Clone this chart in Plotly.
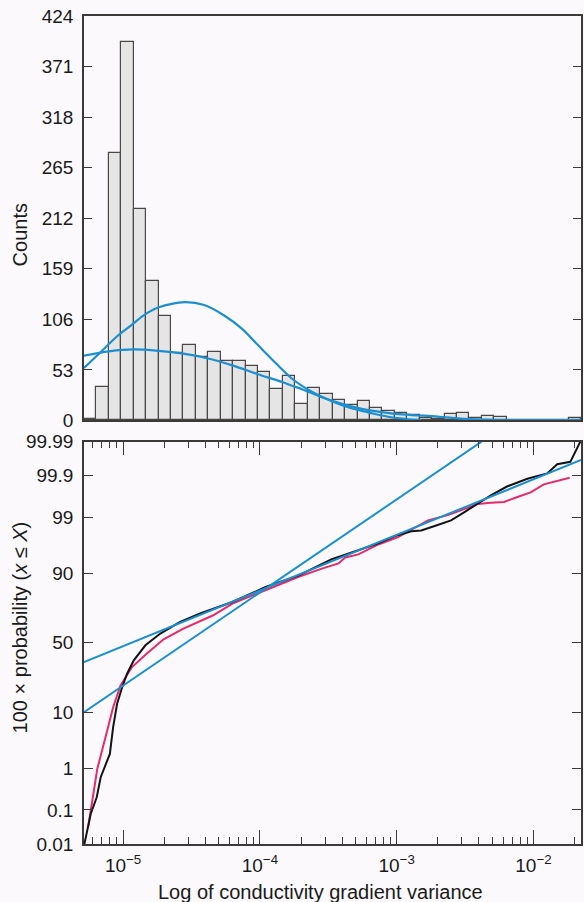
===
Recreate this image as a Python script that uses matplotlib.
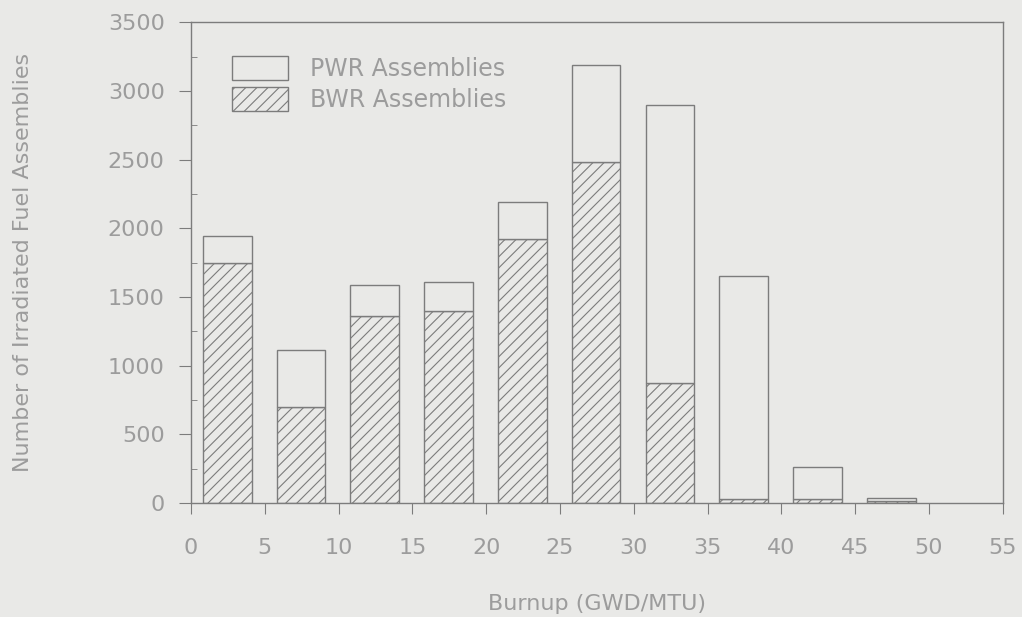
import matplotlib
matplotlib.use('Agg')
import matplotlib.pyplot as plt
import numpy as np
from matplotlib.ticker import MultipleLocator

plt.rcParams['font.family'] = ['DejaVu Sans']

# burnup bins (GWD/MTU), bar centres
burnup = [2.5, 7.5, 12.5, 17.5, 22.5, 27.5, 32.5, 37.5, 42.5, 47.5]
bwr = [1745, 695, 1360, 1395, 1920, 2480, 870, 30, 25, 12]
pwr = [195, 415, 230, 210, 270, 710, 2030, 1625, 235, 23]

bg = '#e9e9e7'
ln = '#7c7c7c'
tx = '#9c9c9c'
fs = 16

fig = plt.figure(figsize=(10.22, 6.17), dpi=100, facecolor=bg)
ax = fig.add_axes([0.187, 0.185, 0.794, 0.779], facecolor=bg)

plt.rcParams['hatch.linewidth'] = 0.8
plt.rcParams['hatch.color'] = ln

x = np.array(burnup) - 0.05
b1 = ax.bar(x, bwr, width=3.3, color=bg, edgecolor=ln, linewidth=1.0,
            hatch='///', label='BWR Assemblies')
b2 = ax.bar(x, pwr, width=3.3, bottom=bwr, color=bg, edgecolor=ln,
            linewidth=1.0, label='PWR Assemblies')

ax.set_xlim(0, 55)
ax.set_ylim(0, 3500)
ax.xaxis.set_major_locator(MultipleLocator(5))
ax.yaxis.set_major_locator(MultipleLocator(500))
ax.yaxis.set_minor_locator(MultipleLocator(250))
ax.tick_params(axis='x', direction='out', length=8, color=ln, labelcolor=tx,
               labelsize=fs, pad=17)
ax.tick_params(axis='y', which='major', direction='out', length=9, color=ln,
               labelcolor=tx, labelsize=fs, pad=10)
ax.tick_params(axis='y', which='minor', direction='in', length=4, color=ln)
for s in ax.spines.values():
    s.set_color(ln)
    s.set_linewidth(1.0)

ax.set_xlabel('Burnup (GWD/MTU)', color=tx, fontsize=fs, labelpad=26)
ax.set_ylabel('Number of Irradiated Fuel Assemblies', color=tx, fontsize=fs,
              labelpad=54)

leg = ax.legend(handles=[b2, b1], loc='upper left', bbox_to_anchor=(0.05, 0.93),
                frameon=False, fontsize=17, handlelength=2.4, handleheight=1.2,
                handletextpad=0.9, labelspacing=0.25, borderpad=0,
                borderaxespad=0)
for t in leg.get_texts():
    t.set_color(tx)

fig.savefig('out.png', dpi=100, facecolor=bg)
===
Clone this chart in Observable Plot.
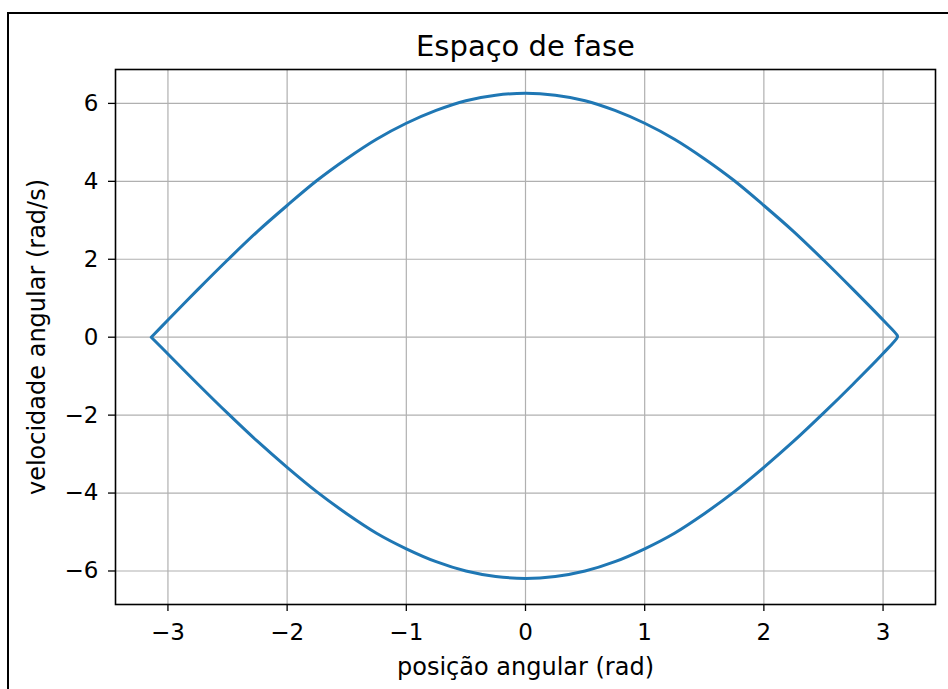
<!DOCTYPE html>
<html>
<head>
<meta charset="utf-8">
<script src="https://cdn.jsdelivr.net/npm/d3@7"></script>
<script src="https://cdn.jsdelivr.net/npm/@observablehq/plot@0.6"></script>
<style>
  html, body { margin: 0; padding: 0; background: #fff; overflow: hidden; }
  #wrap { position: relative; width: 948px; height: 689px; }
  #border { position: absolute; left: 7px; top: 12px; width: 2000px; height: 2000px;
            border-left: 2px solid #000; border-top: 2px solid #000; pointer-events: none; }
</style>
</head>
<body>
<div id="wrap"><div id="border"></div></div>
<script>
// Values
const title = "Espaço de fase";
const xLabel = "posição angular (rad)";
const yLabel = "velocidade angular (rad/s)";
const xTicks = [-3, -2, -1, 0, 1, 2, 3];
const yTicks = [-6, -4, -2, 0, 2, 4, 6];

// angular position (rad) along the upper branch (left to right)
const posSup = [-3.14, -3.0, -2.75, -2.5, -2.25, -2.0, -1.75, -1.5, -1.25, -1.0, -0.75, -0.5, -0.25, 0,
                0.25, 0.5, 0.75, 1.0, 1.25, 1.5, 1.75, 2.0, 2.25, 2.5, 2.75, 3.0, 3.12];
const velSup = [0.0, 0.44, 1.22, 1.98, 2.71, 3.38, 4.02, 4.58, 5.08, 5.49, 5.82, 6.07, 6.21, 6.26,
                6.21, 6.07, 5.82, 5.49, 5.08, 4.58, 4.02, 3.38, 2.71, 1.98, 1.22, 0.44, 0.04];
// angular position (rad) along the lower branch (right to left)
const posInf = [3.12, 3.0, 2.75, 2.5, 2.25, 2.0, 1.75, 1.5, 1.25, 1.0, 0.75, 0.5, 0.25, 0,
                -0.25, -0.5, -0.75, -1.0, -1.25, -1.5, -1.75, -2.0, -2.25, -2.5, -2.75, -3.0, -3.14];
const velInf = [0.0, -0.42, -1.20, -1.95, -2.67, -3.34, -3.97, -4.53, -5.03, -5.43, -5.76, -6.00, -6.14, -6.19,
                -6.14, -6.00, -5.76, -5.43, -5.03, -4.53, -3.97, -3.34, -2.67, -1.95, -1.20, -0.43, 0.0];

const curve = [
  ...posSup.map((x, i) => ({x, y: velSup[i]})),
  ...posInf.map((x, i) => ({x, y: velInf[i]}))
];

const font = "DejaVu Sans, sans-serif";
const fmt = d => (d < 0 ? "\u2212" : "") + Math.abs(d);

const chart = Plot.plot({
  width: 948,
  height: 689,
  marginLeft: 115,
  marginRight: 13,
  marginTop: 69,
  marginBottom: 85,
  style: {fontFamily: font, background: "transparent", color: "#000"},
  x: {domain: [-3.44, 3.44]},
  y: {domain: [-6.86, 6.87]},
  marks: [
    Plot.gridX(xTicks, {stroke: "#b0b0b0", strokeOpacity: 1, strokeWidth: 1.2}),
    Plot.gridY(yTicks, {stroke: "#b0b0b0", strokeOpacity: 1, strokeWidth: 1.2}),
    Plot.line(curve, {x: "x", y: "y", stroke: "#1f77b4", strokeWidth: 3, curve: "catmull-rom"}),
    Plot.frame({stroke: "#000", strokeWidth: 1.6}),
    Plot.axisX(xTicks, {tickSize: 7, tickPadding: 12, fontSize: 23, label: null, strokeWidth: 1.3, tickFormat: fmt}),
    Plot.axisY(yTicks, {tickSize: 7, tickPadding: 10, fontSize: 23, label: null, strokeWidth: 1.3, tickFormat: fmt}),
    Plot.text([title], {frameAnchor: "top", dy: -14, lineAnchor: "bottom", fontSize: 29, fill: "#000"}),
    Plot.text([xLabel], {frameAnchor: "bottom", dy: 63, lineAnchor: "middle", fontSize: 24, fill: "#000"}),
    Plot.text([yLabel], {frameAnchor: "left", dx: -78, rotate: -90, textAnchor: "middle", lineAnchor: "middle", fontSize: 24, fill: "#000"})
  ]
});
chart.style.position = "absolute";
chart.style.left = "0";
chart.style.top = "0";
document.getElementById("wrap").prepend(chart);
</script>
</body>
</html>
===
> _TASK DESCRIPTION_:
Make a list of all lines in the data that contain "Clone".

> _EXERCISE RESPONSE_:
Clone this chart in Plotly.
Clone this chart in Observable Plot.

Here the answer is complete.